A timely paper in the journal Ecological Economics makes apparent the situation in London that my ancestors had encountered. This figure (courtesy of David Pannell and the author) shows that London did not start to turn the corner, to reduce pollution, till about 1900. There was an almost 80 year period before things started to get better. As the graph shows incidence of deaths due to bronchitis peaked at about the same time as pollution (total suspended particles). The challenge for China is to devise strategies to turn the corner. Nitrogen oxides come mainly from cars and coal-fired thermal power plants. Apparently nitrogen oxides now excede sulfur dioxide as the major pollutant of air, and thus of acid rain. This is a classic systemic problem as nitrogen oxide and ammonia (which comes mainly from animal waste and garbage) accumulate in the water which, according to the article 'is the most serious pollution problem in China'.
I cannot help but consider what might have happened for China, and the rest of the world, had Deng Xiaoping, the reformer who led China towards a market-based economy, and his contemporaries not bought in to the failing western economic model. The environmental externalities of car-based economic development - in terms of pollution, congestion and the transformation of identity (consumerism and mobility) - were already well known when reforms began. This is not to say that China should have remained static - but another pathway was already apparent, and if pursued may have left us all in a better position. That said it may be that China will pull something out of the hat and follow the trajectory achieved by London over a century ago. If so we will all benefit. At the moment I am not optimistic.
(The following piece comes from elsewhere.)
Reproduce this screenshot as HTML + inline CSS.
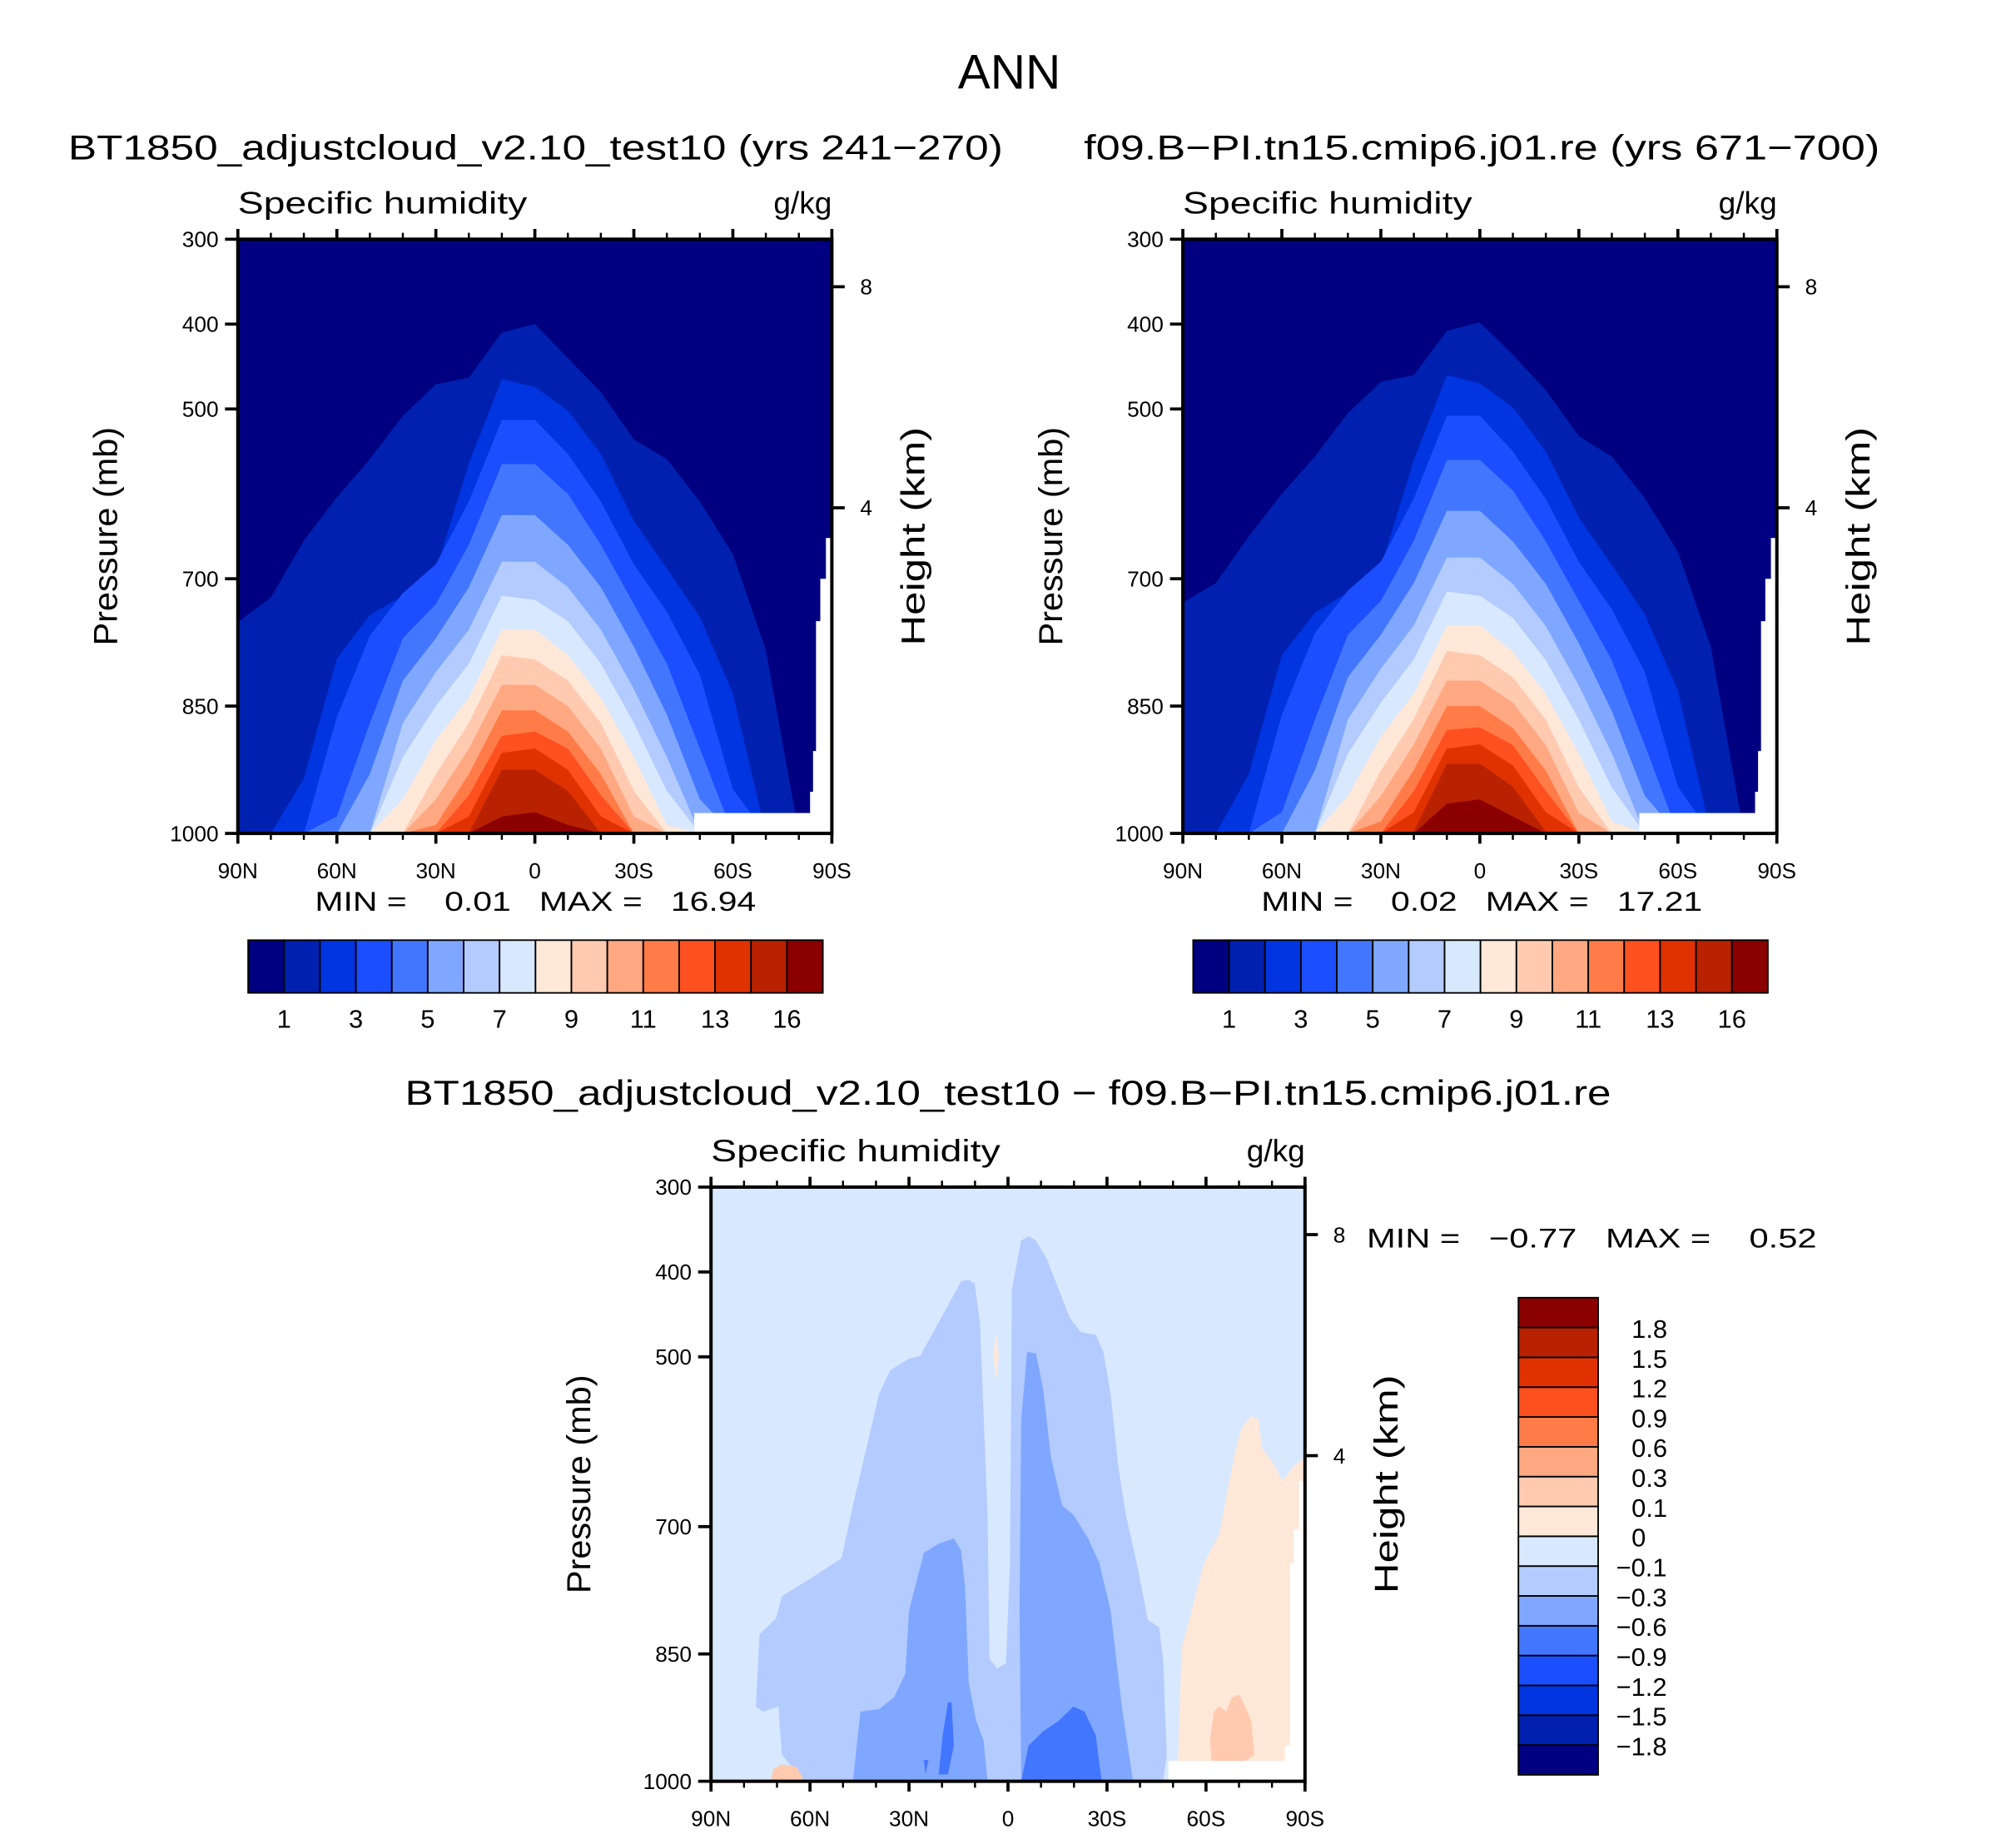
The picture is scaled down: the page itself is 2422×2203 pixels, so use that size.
<!DOCTYPE html>
<html><head><meta charset="utf-8"><style>
html,body{margin:0;padding:0;background:#fff;}
svg{display:block;font-family:"Liberation Sans",sans-serif;}
text{white-space:pre;}
</style></head><body>
<svg id="fig" width="2422" height="2203" viewBox="0 0 1568 1426" preserveAspectRatio="none" xmlns="http://www.w3.org/2000/svg">
<rect width="1568" height="1426" fill="#fff"/>
<text x="785" y="69" font-size="38" text-anchor="middle" textLength="80" lengthAdjust="spacingAndGlyphs">ANN</text>
<text x="53" y="124" font-size="27" textLength="727" lengthAdjust="spacingAndGlyphs">BT1850_adjustcloud_v2.10_test10 (yrs 241−270)</text>
<text x="843" y="124" font-size="27" textLength="619" lengthAdjust="spacingAndGlyphs">f09.B−PI.tn15.cmip6.j01.re (yrs 671−700)</text>
<text x="315" y="859" font-size="27" textLength="938" lengthAdjust="spacingAndGlyphs">BT1850_adjustcloud_v2.10_test10 − f09.B−PI.tn15.cmip6.j01.re</text>
<g id="layer"></g>
</svg>
<script>
// ---- data ----
const lats = [90,80,70,60,50,40,30,20,10,0,-10,-20,-30,-40,-50,-60,-70,-80,-90];
const levelLabelsTop = ['1','3','5','7','9','11','13','16'];
const levelLabelIdx = [1,3,5,7,9,11,13,15];
const diffLevelLabels = ['1.8','1.5','1.2','0.9','0.6','0.3','0.1','0','−0.1','−0.3','−0.6','−0.9','−1.2','−1.5','−1.8'];
const pressureTicks = [300,400,500,700,850,1000];
const heightTicks = [8,4];
const latTicks = [90,60,30,0,-30,-60,-90];
const latTickLabels = ['90N','60N','30N','0','30S','60S','90S'];
const colors = ['#000080','#0020b0','#0035e0','#1a4eff','#4276ff','#80a7ff','#b3cbff','#d8e8ff','#ffe8d8','#ffcab0','#ffa882','#ff7c48','#ff5020','#e03200','#b82200','#8b0000'];

// top of region above each contour level (mb), per latitude
const L_left = [
 [751,722,655,604,559,508,471,463,410,400,440,480,536,559,609,671,784,1000,1000],
 [1000,1000,935,794,743,720,690,564,465,474,502,553,632,688,745,835,1000,1000,1000],
 [1000,1000,1000,863,767,717,683,609,513,513,553,609,683,739,813,948,1000,1000,1000],
 [1000,1000,1000,980,870,770,730,660,565,565,600,660,730,800,900,1000,1000,1000,1000],
 [1000,1000,1000,1000,930,820,770,710,625,625,660,710,780,860,960,1000,1000,1000,1000],
 [1000,1000,1000,1000,1000,870,810,760,680,680,710,760,830,910,1000,1000,1000,1000,1000],
 [1000,1000,1000,1000,1000,910,850,800,720,725,750,800,870,950,1000,1000,1000,1000,1000],
 [1000,1000,1000,1000,1000,960,890,840,760,760,790,840,910,990,1000,1000,1000,1000,1000],
 [1000,1000,1000,1000,1000,1000,930,870,790,795,820,870,950,1000,1000,1000,1000,1000,1000],
 [1000,1000,1000,1000,1000,1000,960,900,825,825,850,900,980,1000,1000,1000,1000,1000,1000],
 [1000,1000,1000,1000,1000,1000,990,930,855,855,880,930,1000,1000,1000,1000,1000,1000,1000],
 [1000,1000,1000,1000,1000,1000,1000,955,885,880,900,955,1000,1000,1000,1000,1000,1000,1000],
 [1000,1000,1000,1000,1000,1000,1000,980,905,900,925,980,1000,1000,1000,1000,1000,1000,1000],
 [1000,1000,1000,1000,1000,1000,1000,1000,925,925,950,1000,1000,1000,1000,1000,1000,1000,1000],
 [1000,1000,1000,1000,1000,1000,1000,1000,980,975,990,1000,1000,1000,1000,1000,1000,1000,1000]
];
const L_right = [
 [728,705,650,600,556,505,468,460,408,398,436,478,532,556,605,668,780,1000,1000],
 [1000,1000,930,790,740,716,686,560,460,470,498,550,628,684,742,832,1000,1000,1000],
 [1000,1000,1000,860,764,714,680,605,508,508,550,606,680,736,810,945,1000,1000,1000],
 [1000,1000,1000,975,866,766,726,655,560,560,596,656,726,796,896,1000,1000,1000,1000],
 [1000,1000,1000,1000,926,816,766,705,620,620,656,706,776,856,956,1000,1000,1000,1000],
 [1000,1000,1000,1000,1000,866,806,755,675,675,706,756,826,906,1000,1000,1000,1000,1000],
 [1000,1000,1000,1000,1000,906,846,795,715,720,746,796,866,946,1000,1000,1000,1000,1000],
 [1000,1000,1000,1000,1000,956,886,835,755,755,786,836,906,986,1000,1000,1000,1000,1000],
 [1000,1000,1000,1000,1000,1000,926,865,785,790,816,866,946,1000,1000,1000,1000,1000,1000],
 [1000,1000,1000,1000,1000,1000,956,895,820,820,846,896,976,1000,1000,1000,1000,1000,1000],
 [1000,1000,1000,1000,1000,1000,986,925,850,850,876,926,1000,1000,1000,1000,1000,1000,1000],
 [1000,1000,1000,1000,1000,1000,1000,950,878,875,896,950,1000,1000,1000,1000,1000,1000,1000],
 [1000,1000,1000,1000,1000,1000,1000,975,900,895,920,975,1000,1000,1000,1000,1000,1000,1000],
 [1000,1000,1000,1000,1000,1000,1000,998,918,918,945,998,1000,1000,1000,1000,1000,1000,1000],
 [1000,1000,1000,1000,1000,1000,1000,1000,965,960,980,1000,1000,1000,1000,1000,1000,1000,1000]
];
// below-ground mask (lat, p)
const maskTop = [[-48.3,1000],[-48.3,976],[-83.4,976],[-83.4,951],[-84.3,951],[-84.3,903],[-85.2,903],[-85.2,750],[-86.5,750],[-86.5,700],[-88.2,700],[-88.2,652],[-90,652],[-90,1000]];
// difference panel regions (lat, p)
const diffA = [[76.4,912],[75.3,827],[70.3,808],[68.5,782],[59.4,760],[50.4,737],[47.0,675],[42.5,601],[39.1,544],[35.7,516],[30.0,502],[26.6,499],[18.7,443],[14.2,411],[11.9,409],[10.1,414],[8.5,460],[6.2,686],[5.6,856],[3.3,867],[0.6,861],[-0.6,743],[-1.2,420],[-4.0,363],[-6.2,358],[-8.5,363],[-11.9,386],[-15.3,420],[-18.7,454],[-22.1,471],[-26.6,474],[-28.9,494],[-31.1,544],[-33.4,629],[-35.7,686],[-39.0,743],[-42.4,810],[-45.8,819],[-47.0,856],[-48.1,969],[-47.0,1000],[61.7,1000],[68.5,969],[69.6,912],[74.2,918]];
const diffB1 = [[47.0,1000],[44.7,918],[39.1,915],[34.5,901],[31.1,873],[30.0,799],[25.5,731],[21.0,720],[16.4,714],[14.2,728],[13.0,771],[11.9,884],[9.6,929],[7.4,952],[6.2,1000]];
const diffB2 = [[-4.0,1000],[-3.5,799],[-4.0,573],[-5.8,494],[-8.5,496],[-10.7,539],[-13.0,618],[-16.4,675],[-19.8,686],[-24.3,714],[-27.7,743],[-31.1,799],[-34.5,912],[-37.9,1000]];
const diffC1 = [[-4.0,1000],[-6.2,958],[-10.7,941],[-15.3,929],[-19.8,912],[-23.2,918],[-26.6,946],[-28.4,1000]];
const diffC2 = [[21.0,992],[19.8,946],[18.2,907],[17.1,907],[16.4,958],[18.2,992]];
const diffC3 = [[25.5,975],[25.0,992],[24.1,975]];
const diffD = [[-51.5,976],[-52.6,844],[-56.0,793],[-59.4,743],[-64.0,709],[-68.5,618],[-70.7,584],[-73.7,570],[-75.9,573],[-76.9,607],[-80.9,629],[-83.2,646],[-86.6,629],[-90,618],[-90,1000],[-51.5,1000]];
const diffE1 = [[-61.2,952],[-62.4,918],[-64.0,912],[-66.2,918],[-67.8,901],[-70.1,898],[-71.9,912],[-73.7,929],[-74.6,969],[-71.9,976],[-61.7,976]];
const diffE2 = [[71.9,1000],[71.2,986],[68.5,980],[64.0,983],[61.7,1000]];
const diffE3 = [[4.4,499],[3.7,471],[2.8,499],[3.5,527]];
const maskDiff = [[-48.6,1000],[-48.6,976],[-83.9,976],[-83.9,958],[-85.5,958],[-85.5,743],[-86.6,743],[-86.6,703],[-88.2,703],[-88.2,646],[-90,646],[-90,1000]];

const NS='http://www.w3.org/2000/svg';
const layer=document.getElementById('layer');
function mk(tag,attrs,parent){const e=document.createElementNS(NS,tag);for(const k in attrs)e.setAttribute(k,attrs[k]);(parent||layer).appendChild(e);return e;}
function txt(s,attrs,parent){const e=mk('text',attrs,parent);e.textContent=s;return e;}
function hToP(km){return 1013.25*Math.pow(1-2.2558e-5*km*1000,5.2559);}

function makePanel(P){
  const xs=lat=>P.x0+(90-lat)/180*P.w;
  const ys=p=>P.y0+(p-300)/700*P.h;
  const g=mk('g',{});
  
  
  const clip=mk('clipPath',{id:P.name+'-clip'},g);
  mk('rect',{x:P.x0,y:P.y0,width:P.w,height:P.h},clip);
  const plot=mk('g',{'clip-path':'url(#'+P.name+'-clip)'},g);
  const bg=mk('rect',{x:P.x0,y:P.y0,width:P.w,height:P.h,fill:P.bg},plot);
  
  
  const poly=(pts,fill,name)=>{const e=mk('polygon',{points:pts.map(q=>xs(q[0]).toFixed(2)+','+ys(q[1]).toFixed(2)).join(' '),fill:fill},plot);
    
    return e;};
  if(P.levels){
    P.levels.forEach((arr,k)=>{
      const pts=lats.map((la,i)=>[la,arr[i]]);
      pts.push([-90,1000]);pts.push([90,1000]);
      poly(pts,colors[k+1],'contour-level-'+(k+1));
    });
  }
  if(P.regions){P.regions.forEach(r=>poly(r[1],colors[r[0]],r[2]));}
  if(P.mask)poly(P.mask,'#fff','missing-data-mask');
  const fr=mk('rect',{x:P.x0,y:P.y0,width:P.w,height:P.h,fill:'none',stroke:'#000','stroke-width':2.6},g);
  
  
  for(let la=90;la>=-90;la-=10){
    const major=la%30===0, L=major?8:5, x=xs(la);
    mk('line',{x1:x,x2:x,y1:P.y0+P.h,y2:P.y0+P.h+L,stroke:'#000','stroke-width':major?2.4:1.6},g);
    mk('line',{x1:x,x2:x,y1:P.y0,y2:P.y0-L,stroke:'#000','stroke-width':major?2.4:1.6},g);
  }
  latTicks.forEach((la,i)=>{const t=txt(latTickLabels[i],{x:xs(la),y:P.y0+P.h+35,'font-size':17,'text-anchor':'middle'},g);
    
    });
  pressureTicks.forEach(p=>{const y=ys(p);
    mk('line',{x1:P.x0-10,x2:P.x0,y1:y,y2:y,stroke:'#000','stroke-width':2.4},g);
    const t=txt(String(p),{x:P.x0-15,y:y+6,'font-size':17,'text-anchor':'end'},g);
    
    });
  heightTicks.forEach(h=>{const y=ys(hToP(h));
    mk('line',{x1:P.x0+P.w,x2:P.x0+P.w+10,y1:y,y2:y,stroke:'#000','stroke-width':2.4},g);
    const t=txt(String(h),{x:P.x0+P.w+22,y:y+6,'font-size':17},g);
    
    });
  const a=txt('Specific humidity',{x:P.x0,y:P.y0-20,'font-size':24,textLength:225,lengthAdjust:'spacingAndGlyphs'},g);
  
  
  const u=txt('g/kg',{x:P.x0+P.w,y:P.y0-20,'font-size':24,'text-anchor':'end'},g);
  
  
  const cy=P.y0+P.h/2;
  const yl=txt('Pressure (mb)',{x:0,y:0,'font-size':26,'text-anchor':'middle',transform:'translate('+(P.x0-94)+','+cy+') rotate(-90)',textLength:170,lengthAdjust:'spacingAndGlyphs'},g);
  
  
  const hl=txt('Height (km)',{x:0,y:0,'font-size':26,'text-anchor':'middle',transform:'translate('+(P.x0+P.w+72)+','+cy+') rotate(-90)',textLength:170,lengthAdjust:'spacingAndGlyphs'},g);
  
  
  const mm=txt(P.minmax,{x:P.mmx,y:P.mmy,'font-size':21,textLength:P.mmw,lengthAdjust:'spacingAndGlyphs'},g);
  
  
}

function hColorbar(x0,y0,w,h,name){
  const g=mk('g',{});
  
  
  const bw=w/16;
  colors.forEach((c,i)=>{const r=mk('rect',{x:x0+i*bw,y:y0,width:bw,height:h,fill:c,stroke:'#000','stroke-width':1.2},g);
    
    });
  levelLabelsTop.forEach((s,i)=>{const t=txt(s,{x:x0+levelLabelIdx[i]*bw,y:y0+h+27,'font-size':20,'text-anchor':'middle'},g);
    
    });
}
function vColorbar(x0,y0,w,h,name){
  const g=mk('g',{});
  
  
  const bh=h/16;
  colors.forEach((c,i)=>{const r=mk('rect',{x:x0,y:y0+(15-i)*bh,width:w,height:bh,fill:c,stroke:'#000','stroke-width':1.2},g);
    
    });
  diffLevelLabels.forEach((s,i)=>{const t=txt(s,{x:x0+w+(s.startsWith('−')?14:26),y:y0+(i+1)*bh+8,'font-size':20},g);
    
    });
}

makePanel({name:'left-panel',x0:185,y0:186,w:462,h:462,bg:colors[0],levels:L_left,mask:maskTop,
  minmax:'MIN =    0.01   MAX =   16.94',mmx:245,mmy:708,mmw:343});
makePanel({name:'right-panel',x0:920,y0:186,w:462,h:462,bg:colors[0],levels:L_right,mask:maskTop,
  minmax:'MIN =    0.02   MAX =   17.21',mmx:981,mmy:708,mmw:343});
makePanel({name:'diff-panel',x0:553,y0:923,w:462,h:462,bg:colors[7],
  regions:[[6,diffA,'region-minus-0.1'],[5,diffB1,'region-minus-0.3-north'],[5,diffB2,'region-minus-0.3-south'],[4,diffC1,'region-minus-0.6-south'],[4,diffC2,'region-minus-0.6-north'],[4,diffC3,'region-minus-0.6-sliver'],[8,diffD,'region-plus-0-south'],[9,diffE1,'region-plus-0.1-south'],[9,diffE2,'region-plus-0.1-north'],[8,diffE3,'region-plus-0-equator']],
  mask:maskDiff,minmax:'MIN =   −0.77   MAX =    0.52',mmx:1063,mmy:970,mmw:350});
hColorbar(193,731,447,41,'left-colorbar');
hColorbar(928,731,447,41,'right-colorbar');
vColorbar(1181,1009,62,371,'diff-colorbar');
</script>
</body></html>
There have of course been both substantial critiques as well as champions of China's chosen pathway. Writing in 1997 Joshua Muldavin analyzed environmental degradation in rural China as structurally embedded in China's rapid economic growth in the post-Mao era. He wrote:
"A critical assessment of the Chinese hybrid economy challenges standard views of the reforms. The overall environmental problems of state socialist agriculture in China have been aggravated following the agrarian reforms of the current regime. Rather than mitigating negative trends, marketization and privatization have brought new, qualitatively different, environmental problems. Resource decline and its attendant social problems are not limited to aspects of transitional economy but are a fundamental part of the new hybrid system."
There are still about 860 million rural inhabitants of China. What their fate is to be is uncertain.
In a remarkably frank interview in the same issue of Global Times, Huang Nbo, a business tycoon (China's 161st richest man) who has just purchased 300 square km of Iceland (and former official in the Publicity Department of the Communist Party of China Central Committee), comments on business ethics and the current pathway. He said:
" I think moral ambiguity is overwhelming... ...I have a sense of guilt accumulated over the years over the inevitable immorality in business transactions, including the damage we cause to the environment and forcing people out of their homes to give way for real estate development. We achieved development, but it was done through brutal means."
I felt pensive as I returned to Australia - then saddened when flying into Tullamarine to be greeted by an inversion layer and a discernable smog haze over Melbourne. Members of the Committee for Melbourne who advocate for a city of 10 million people ought to travel to China and learn from the situation there, before it is too late.